I love you all, sorry I can't get all my stories out in one email. There's so much to say, and I'm sorry if I don't answer all your questions. :D

YOU BANFA!!!

-Elder Carter

-Not that numbers matter, but we could potentially baptize 10 plus people this move call... but that's how it is every move call. Plus, every week we have 50 plus investigators. We add 400 plus every move call. And people wonder why this mission baptizes 1400 plus people every year. The point here, is this.

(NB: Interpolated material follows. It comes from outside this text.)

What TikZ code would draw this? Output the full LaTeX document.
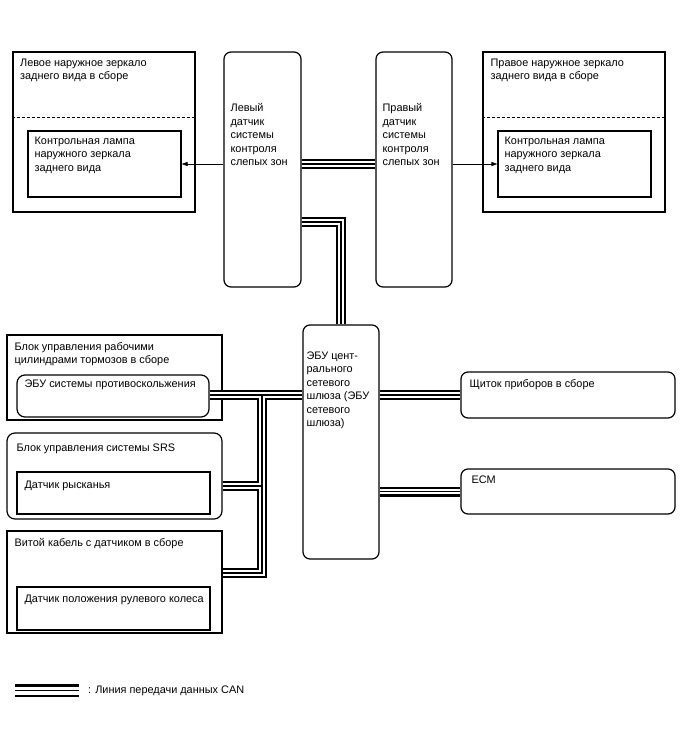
\documentclass[tikz,border=0pt]{standalone}
\usepackage{fontspec}
\setmainfont{Liberation Sans}
\usetikzlibrary{arrows.meta}

\begin{document}
\begin{tikzpicture}[x=1pt,y=-1pt]
\tikzset{
  unitbox/.style={draw,line width=1.2pt,inner sep=0pt},
  roundbox/.style={unitbox,rounded corners=7pt},
  boxlabel/.style={anchor=north west,inner sep=0pt,align=left,font=\fontsize{10.9}{13.5}\selectfont,execute at begin node=\strut},
  signal/.style={-{Triangle[length=6pt,width=4pt]},line width=0.7pt},
  canouter/.style={line width=10pt,black},
  cangap/.style={line width=5.6pt,white},
  cancore/.style={line width=1.2pt,black}
}
\useasboundingbox (0,0) rectangle (688,755);

% mirrors and blind spot sensors
\node[unitbox,minimum width=182pt,minimum height=160pt] (lmirror) at (104,132) {};
\node[unitbox,minimum width=153pt,minimum height=66pt] (llamp) at (104.5,164) {};
\node[roundbox,minimum width=77pt,minimum height=235pt] (lbsm) at (262.5,169.5) {};
\node[roundbox,minimum width=76pt,minimum height=235pt] (rbsm) at (414,169.5) {};
\node[unitbox,minimum width=182pt,minimum height=160pt] (rmirror) at (574,132) {};
\node[unitbox,minimum width=153pt,minimum height=66pt] (rlamp) at (574.5,164) {};
\draw[dashed,line width=0.8pt,dash pattern=on 3pt off 2pt] ([yshift=15pt]lmirror.west) -- ([yshift=15pt]lmirror.east);
\draw[dashed,line width=0.8pt,dash pattern=on 3pt off 2pt] ([yshift=15pt]rmirror.west) -- ([yshift=15pt]rmirror.east);

% gateway, meter, ECM
\node[roundbox,minimum width=76pt,minimum height=234pt] (gateway) at (341,442) {};
\node[roundbox,minimum width=214pt,minimum height=46pt] (meter) at (568,395) {};
\node[roundbox,minimum width=214pt,minimum height=45pt] (ecm) at (568,491.5) {};

% left column
\node[unitbox,minimum width=215pt,minimum height=85pt] (brake) at (114.5,377.5) {};
\node[unitbox,rounded corners=8pt,minimum width=192pt,minimum height=42pt] (abs) at (113,396) {};
\node[unitbox,rounded corners=8pt,minimum width=215pt,minimum height=86pt] (srs) at (114.5,476) {};
\node[unitbox,minimum width=193pt,minimum height=42pt] (yaw) at (113.5,493) {};
\node[unitbox,minimum width=215pt,minimum height=102pt] (spiral) at (114.5,582) {};
\node[unitbox,minimum width=193pt,minimum height=43pt] (steer) at (113.5,608.5) {};

% labels
\node[boxlabel] (lmirror_t) at ([shift={(7.5pt,-7pt)}]lmirror.north west) {Левое наружное зеркало\\заднего вида в сборе};
\node[boxlabel] (llamp_t) at ([shift={(7pt,-6pt)}]llamp.north west) {Контрольная лампа\\наружного зеркала\\заднего вида};
\node[boxlabel] (rmirror_t) at ([shift={(8pt,-7pt)}]rmirror.north west) {Правое наружное зеркало\\заднего вида в сборе};
\node[boxlabel] (rlamp_t) at ([shift={(7pt,-6pt)}]rlamp.north west) {Контрольная лампа\\наружного зеркала\\заднего вида};
\node[boxlabel] (lbsm_t) at ([shift={(7pt,-52pt)}]lbsm.north west) {Левый\\датчик\\системы\\контроля\\слепых зон};
\node[boxlabel] (rbsm_t) at ([shift={(7pt,-52pt)}]rbsm.north west) {Правый\\датчик\\системы\\контроля\\слепых зон};
\node[boxlabel] (gateway_t) at ([shift={(4pt,-27pt)}]gateway.north west) {ЭБУ цент-\\рального\\сетевого\\шлюза (ЭБУ\\сетевого\\шлюза)};
\node[boxlabel] (meter_t) at ([shift={(9pt,-6pt)}]meter.north west) {Щиток приборов в сборе};
\node[boxlabel] (ecm_t) at ([shift={(11pt,-5pt)}]ecm.north west) {ECM};
\node[boxlabel] (brake_t) at ([shift={(8pt,-7.5pt)}]brake.north west) {Блок управления рабочими\\цилиндрами тормозов в сборе};
\node[boxlabel] (abs_t) at ([shift={(8pt,-3pt)}]abs.north west) {ЭБУ системы противоскольжения};
\node[boxlabel] (srs_t) at ([shift={(10pt,-9pt)}]srs.north west) {Блок управления системы SRS};
\node[boxlabel] (yaw_t) at ([shift={(8pt,-7pt)}]yaw.north west) {Датчик рысканья};
\node[boxlabel] (spiral_t) at ([shift={(8pt,-6pt)}]spiral.north west) {Витой кабель с датчиком в сборе};
\node[boxlabel] (steer_t) at ([shift={(8pt,-6.5pt)}]steer.north west) {Датчик положения рулевого колеса};

% indicator signals
\draw[signal] (lbsm.west |- llamp.east) -- (llamp.east);
\draw[signal] (rbsm.east |- rlamp.west) -- (rlamp.west);

% CAN lines
\coordinate (gwbend) at (341,222);
\coordinate (tap) at (262,395);
\coordinate (yawtap) at (262,486);
\coordinate (steerbend) at (262,573);
\foreach \layer in {canouter,cangap,cancore}{
  \draw[\layer] (lbsm.east |- llamp.east) -- (rbsm.west |- llamp.east);
  \draw[\layer] (lbsm.east |- gwbend) -- (gwbend) -- (gateway.north);
  \draw[\layer] (abs.east |- tap) -- (gateway.west |- tap);
  \draw[\layer] (gateway.east |- meter.west) -- (meter.west);
  \draw[\layer] (gateway.east |- ecm.west) -- (ecm.west);
  \draw[\layer] (tap) -- (steerbend) -- (spiral.east |- steerbend);
  \draw[\layer] (srs.east |- yawtap) -- (yawtap);
}

% legend
\coordinate (canl) at (15,690.7);
\coordinate (canr) at (79,690.7);
\draw[line width=13pt] (canl) -- (canr);
\draw[white,line width=8pt] (canl) -- (canr);
\draw[line width=1.3pt] (canl) -- (canr);
\node[boxlabel,anchor=west] (legend_t) at (88,691) {: Линия передачи данных CAN};
\end{tikzpicture}
\end{document}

EVERY NUMBER HAS A NAME. NUMBERS ARE NOTHING WITHOUT A NAME BEHIND THEM. WE NEVER GIVE NUMBERS IN REPORTS, WE GIVE NAMES. And, TALK TO EVERYBODY!!! If you talk to 100% of the people you see, you will find 100% of the prepared souls that need to be baptized. So, if you ever ask me how many people I baptized, I'll list off the names of the people I helped baptize, and you won't understand. :D Love you!!!